● **BRIEF**: From the listing below, select every line where the word "this" appears.

● **MATERIAL SHOWN**:
----
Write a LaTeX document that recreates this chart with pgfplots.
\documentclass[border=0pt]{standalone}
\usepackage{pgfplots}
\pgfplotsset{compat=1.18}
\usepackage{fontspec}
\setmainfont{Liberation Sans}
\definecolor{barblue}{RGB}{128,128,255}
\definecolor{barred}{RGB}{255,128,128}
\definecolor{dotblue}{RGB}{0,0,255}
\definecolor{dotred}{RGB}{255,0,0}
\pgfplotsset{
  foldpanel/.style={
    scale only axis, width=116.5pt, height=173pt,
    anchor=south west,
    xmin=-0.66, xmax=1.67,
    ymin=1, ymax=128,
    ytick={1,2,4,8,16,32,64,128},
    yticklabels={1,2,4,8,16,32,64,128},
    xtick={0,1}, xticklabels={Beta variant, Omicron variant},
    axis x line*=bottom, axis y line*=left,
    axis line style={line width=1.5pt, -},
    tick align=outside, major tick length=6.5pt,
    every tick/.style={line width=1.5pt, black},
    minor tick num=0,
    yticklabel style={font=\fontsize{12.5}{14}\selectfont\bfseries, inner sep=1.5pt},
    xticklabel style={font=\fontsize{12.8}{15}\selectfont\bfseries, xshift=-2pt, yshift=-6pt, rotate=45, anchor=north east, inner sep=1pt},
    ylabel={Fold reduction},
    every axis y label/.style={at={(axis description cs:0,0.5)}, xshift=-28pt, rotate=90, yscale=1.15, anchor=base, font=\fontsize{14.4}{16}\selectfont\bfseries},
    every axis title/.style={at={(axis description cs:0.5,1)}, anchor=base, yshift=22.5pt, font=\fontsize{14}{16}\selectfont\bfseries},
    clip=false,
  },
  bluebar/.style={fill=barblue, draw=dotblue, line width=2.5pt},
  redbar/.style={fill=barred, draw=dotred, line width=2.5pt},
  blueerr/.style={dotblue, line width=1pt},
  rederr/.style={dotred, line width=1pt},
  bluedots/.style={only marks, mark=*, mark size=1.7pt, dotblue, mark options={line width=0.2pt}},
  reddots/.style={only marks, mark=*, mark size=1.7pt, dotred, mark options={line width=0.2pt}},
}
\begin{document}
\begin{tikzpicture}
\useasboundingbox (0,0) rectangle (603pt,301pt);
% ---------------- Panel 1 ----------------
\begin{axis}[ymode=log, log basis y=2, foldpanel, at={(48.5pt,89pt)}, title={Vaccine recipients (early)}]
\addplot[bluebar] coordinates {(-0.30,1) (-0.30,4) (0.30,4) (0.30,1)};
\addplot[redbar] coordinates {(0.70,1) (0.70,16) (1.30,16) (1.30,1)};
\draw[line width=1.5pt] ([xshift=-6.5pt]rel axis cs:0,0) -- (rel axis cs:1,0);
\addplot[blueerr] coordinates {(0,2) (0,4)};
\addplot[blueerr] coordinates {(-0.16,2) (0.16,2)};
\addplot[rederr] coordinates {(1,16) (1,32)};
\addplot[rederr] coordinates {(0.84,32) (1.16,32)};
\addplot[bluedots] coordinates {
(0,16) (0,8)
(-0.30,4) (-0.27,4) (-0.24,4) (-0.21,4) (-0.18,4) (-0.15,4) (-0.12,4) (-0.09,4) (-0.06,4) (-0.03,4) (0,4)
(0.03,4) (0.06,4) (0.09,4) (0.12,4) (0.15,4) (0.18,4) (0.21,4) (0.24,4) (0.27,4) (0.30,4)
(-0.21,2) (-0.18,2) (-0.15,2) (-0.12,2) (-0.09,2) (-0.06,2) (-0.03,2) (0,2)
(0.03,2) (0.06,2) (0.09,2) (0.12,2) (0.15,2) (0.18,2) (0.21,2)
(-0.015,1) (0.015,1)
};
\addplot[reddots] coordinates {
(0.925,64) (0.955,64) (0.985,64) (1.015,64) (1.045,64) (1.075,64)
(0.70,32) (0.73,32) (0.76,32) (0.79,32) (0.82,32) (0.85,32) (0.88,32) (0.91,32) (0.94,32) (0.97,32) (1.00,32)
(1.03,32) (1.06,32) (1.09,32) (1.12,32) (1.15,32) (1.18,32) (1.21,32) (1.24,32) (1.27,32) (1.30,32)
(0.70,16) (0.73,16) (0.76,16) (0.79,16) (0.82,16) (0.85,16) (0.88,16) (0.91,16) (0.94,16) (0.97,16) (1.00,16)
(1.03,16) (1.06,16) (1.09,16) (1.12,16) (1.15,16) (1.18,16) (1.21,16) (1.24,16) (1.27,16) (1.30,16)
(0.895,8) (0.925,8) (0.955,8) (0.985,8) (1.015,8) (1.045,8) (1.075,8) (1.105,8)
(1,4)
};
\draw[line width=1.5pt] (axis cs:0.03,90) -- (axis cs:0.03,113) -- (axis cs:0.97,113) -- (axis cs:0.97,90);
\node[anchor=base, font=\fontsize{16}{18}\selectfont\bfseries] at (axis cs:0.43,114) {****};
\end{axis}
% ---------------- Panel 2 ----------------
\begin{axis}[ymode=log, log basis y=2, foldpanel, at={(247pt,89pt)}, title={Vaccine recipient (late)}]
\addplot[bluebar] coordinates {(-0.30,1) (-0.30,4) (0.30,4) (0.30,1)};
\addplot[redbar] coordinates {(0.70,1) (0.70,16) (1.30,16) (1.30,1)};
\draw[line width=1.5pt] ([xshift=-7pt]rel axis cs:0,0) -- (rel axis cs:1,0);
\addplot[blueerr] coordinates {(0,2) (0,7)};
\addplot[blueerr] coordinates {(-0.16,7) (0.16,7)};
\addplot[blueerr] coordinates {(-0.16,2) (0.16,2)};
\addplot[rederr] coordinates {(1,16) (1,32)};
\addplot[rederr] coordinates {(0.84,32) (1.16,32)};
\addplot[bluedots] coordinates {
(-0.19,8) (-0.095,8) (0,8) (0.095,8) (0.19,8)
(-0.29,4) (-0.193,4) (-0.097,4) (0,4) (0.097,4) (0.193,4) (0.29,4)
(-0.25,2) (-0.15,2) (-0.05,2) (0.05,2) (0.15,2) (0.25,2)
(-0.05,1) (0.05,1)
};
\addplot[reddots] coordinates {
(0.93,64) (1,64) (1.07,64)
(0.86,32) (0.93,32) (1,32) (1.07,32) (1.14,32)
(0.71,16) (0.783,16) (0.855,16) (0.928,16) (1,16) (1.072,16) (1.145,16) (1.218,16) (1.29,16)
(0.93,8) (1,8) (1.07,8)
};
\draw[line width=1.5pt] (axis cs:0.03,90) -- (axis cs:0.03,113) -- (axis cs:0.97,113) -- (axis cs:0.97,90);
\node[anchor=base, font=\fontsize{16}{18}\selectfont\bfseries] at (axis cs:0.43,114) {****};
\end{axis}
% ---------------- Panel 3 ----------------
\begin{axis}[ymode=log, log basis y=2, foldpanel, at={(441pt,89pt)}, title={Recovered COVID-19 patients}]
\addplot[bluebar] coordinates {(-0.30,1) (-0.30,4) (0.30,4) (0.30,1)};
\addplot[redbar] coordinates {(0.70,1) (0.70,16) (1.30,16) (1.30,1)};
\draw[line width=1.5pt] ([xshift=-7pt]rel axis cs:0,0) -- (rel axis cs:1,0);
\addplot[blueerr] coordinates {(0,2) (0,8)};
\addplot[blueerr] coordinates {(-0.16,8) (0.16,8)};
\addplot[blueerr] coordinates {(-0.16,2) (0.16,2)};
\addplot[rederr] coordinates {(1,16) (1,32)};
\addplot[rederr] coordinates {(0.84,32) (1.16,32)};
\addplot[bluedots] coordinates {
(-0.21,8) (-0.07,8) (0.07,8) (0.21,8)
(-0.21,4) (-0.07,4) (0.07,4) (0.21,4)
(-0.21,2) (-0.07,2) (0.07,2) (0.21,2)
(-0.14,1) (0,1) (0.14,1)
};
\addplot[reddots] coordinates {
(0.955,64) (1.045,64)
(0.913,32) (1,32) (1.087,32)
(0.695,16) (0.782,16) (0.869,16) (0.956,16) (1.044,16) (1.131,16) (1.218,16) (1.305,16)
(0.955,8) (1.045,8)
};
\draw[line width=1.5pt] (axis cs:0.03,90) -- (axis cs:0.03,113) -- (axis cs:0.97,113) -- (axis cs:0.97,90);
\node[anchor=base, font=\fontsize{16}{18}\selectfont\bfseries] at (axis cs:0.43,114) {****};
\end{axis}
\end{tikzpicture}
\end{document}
----
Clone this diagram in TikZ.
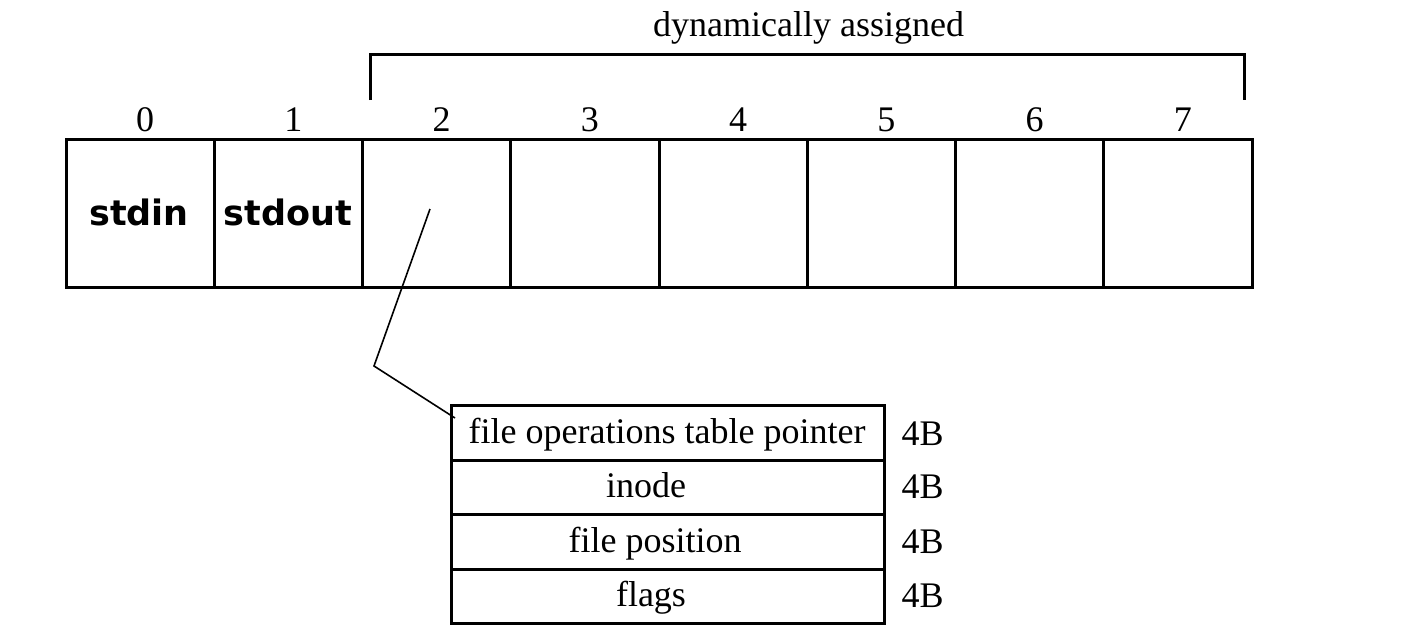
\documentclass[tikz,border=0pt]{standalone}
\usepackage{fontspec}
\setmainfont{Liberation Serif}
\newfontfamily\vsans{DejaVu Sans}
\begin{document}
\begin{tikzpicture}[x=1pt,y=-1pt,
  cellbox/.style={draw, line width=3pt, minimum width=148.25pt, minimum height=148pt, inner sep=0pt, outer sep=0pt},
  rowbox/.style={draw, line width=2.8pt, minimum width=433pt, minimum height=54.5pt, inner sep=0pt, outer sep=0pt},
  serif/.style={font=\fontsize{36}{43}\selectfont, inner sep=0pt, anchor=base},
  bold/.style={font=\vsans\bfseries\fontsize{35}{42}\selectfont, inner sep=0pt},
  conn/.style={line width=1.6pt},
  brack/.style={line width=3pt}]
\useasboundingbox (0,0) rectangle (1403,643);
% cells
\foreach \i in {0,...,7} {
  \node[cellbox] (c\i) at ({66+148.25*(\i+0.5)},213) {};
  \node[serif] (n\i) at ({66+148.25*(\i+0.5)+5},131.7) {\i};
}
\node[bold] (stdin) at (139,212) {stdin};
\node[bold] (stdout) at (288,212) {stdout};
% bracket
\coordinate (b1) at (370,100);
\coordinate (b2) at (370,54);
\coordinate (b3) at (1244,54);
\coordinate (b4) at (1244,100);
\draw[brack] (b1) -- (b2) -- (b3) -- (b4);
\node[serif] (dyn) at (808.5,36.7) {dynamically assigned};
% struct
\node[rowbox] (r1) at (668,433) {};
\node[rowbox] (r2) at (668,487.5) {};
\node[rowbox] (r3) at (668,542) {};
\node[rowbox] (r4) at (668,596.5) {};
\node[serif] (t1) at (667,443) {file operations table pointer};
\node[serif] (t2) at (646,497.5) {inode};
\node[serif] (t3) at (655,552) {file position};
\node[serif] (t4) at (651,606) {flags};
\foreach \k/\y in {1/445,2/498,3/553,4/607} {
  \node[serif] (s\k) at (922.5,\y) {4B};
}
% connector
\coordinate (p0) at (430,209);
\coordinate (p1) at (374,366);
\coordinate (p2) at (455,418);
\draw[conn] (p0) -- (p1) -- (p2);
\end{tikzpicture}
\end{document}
----
● **RESPONSE**:
Write a LaTeX document that recreates this chart with pgfplots.
Clone this diagram in TikZ.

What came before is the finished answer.